As if the wildlife in Australia today isn’t intimidating enough, tens of millions of years ago, visitors would have had to deal with an additional nightmarish scenario—crocs jumping out of trees.

“It's a bit of a joke when you talk about Australia having drop crocs. But the reality is, we appear to have had them,” Mike Archer, a paleontologist at the University of New South Wales Sydney (UNSW), tells the Australian Broadcasting Corporation’s Angus Randall. The ancient reptiles “spent time in the trees, probably jumping out on their prey. And these same weird crocodiles weren't behaving like normal crocodiles. They weren't sitting in the water.”

In a study published November 11 in the Journal of Vertebrate Paleontology, Archer and his colleagues describe the oldest known crocodile eggshells discovered in Australia. They belonged to mekosuchine crocodiles—an extinct group of crocs that inhabited the continent’s inland waters 55 million years ago.

Some mekosuchines seem to have been at least semi-arboreal, “like a leopard croc, jumping on top of you from the trees, not leaping up from river systems,” Archer tells the Canberra Times’ Lloyd Jones.

The fossilized eggshells probably didn’t belong to a drop croc, but an earlier relative, per the Australian Broadcasting Corporation. Namely, the fragments may have come from species of Kambara—an especially old genus of mekosuchines, Michael Stein, a paleoecologist at UNSW and co-author of the study, writes for the Conversation. Kambara species could grow to over six feet long and likely ate fish and softshell turtles, he adds.

Researchers unearthed the eggshells in a rancher’s backyard in the small Queensland town of Murgon—one of the oldest fossil sites in Australia. The fragments are now shedding light on the crocs’ reproduction, adaptation and environment.

People excavating fossils from a clay pit
The fossil site at Murgon Mina Bassarova

“They preserve microstructural and geochemical signals that tell us not only what kinds of animals laid them, but also where they nested and how they bred,” Xavier Panadès I Blas, lead author of the study and a researcher at the Catalan Institute of Paleontology Miquel Crusafont, says in a UNSW statement.

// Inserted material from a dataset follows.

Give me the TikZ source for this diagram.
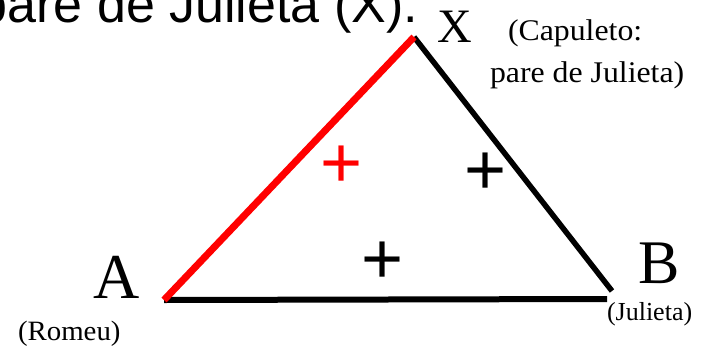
\documentclass[tikz,border=0pt]{standalone}
\usepackage{fontspec}
\setmainfont{Liberation Serif}
\newfontfamily\arialfont{Liberation Sans}
\begin{document}
\begin{tikzpicture}[x=1pt,y=-1pt,
  lbl/.style={inner sep=0pt,outer sep=0pt},
  big/.style={lbl,font=\fontsize{52}{60}\selectfont\arialfont},
  vert/.style={lbl,font=\fontsize{#1}{#1}\selectfont},
  sgn/.style={lbl,anchor=base,font=\fontsize{72}{72}\selectfont\arialfont},
  side/.style={line width=6pt,line cap=butt},
  redside/.style={line width=7pt,red,line cap=butt}]
\useasboundingbox (0,0) rectangle (707,346);
\clip (0,0) rectangle (707,346);
% vertices
\coordinate (A) at (164,300);
\coordinate (Xa) at (414,37);
\coordinate (B1) at (607,299);
\coordinate (B2) at (612,291);
% sides
\draw[side] (A) -- (B1);
\draw[side,line width=5.5pt] (Xa) -- (B2);
\draw[redside] (A) -- (Xa);
% heading (cut off at the top, as in the reference)
\node[big,anchor=base east] (head) at (418,22.5) {pare de Julieta (X).};
% vertex labels
\node[vert=48,anchor=base] (lx) at (455,42) {X};
\node[vert=64,anchor=base] (la) at (117,298) {A};
\node[vert=62,anchor=base] (lb) at (659,283) {B};
\node[vert=30,anchor=base west,xscale=1.06] (cap1) at (508,40) {(Capuleto:};
\node[vert=30,anchor=base west,xscale=1.06] (cap2) at (490,82) {pare de Julieta)};
\node[vert=28,anchor=base west,xscale=1.03] (rom) at (18,340) {(Romeu)};
\node[vert=26,anchor=base west] (jul) at (607,320) {(Julieta)};
% signs
\node[sgn,red] (s1) at (342,187) {+};
\node[sgn] (s2) at (486,194) {+};
\node[sgn] (s3) at (383,283) {+};
\end{tikzpicture}
\end{document}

The shells’ microstructure indicates that the crocs laid their eggs on the edge of a lake and that they were adapting their reproductive strategies to a changing environment. The remains also feature little evidence of bacterial degradation, Stein writes for the Conversation, suggesting that the nest may have gone through dry periods because of the fleeting nature of forest-lined wetlands surrounding Murgon.

“We're quite convinced we're talking about a kind of a temporary, shallow, freshwater lake in which these crocodiles came in, perhaps only once a year, to a crocodile, you know, egg-laying fest,” Archer tells the Australian Broadcasting Corporation. They “probably retreated after that back into the forest to gobble up animals that didn't expect to be eaten by crocodiles in the middle of the forest.”

Mekosuchine crocs might have eventually lost a significant portion of their inland habitat to spreading dryland, forcing them to retreat to diminishing waterways, where competition for food was fierce. Nevertheless, they highlight that especially ancient crocodiles “did a lot more than they do in modern ecosystems,” Matthew McCurry, a vertebrate paleontologist at the Australian Museum who did not participate in the study, tells the Guardian’s Donna Lu. Australia’s modern crocs arrived just 3.8 million years ago.

Ultimately, the study provides a window into the ecosystem of Australia tens of millions of years ago, back when the island continent was still attached to South America and Antarctica.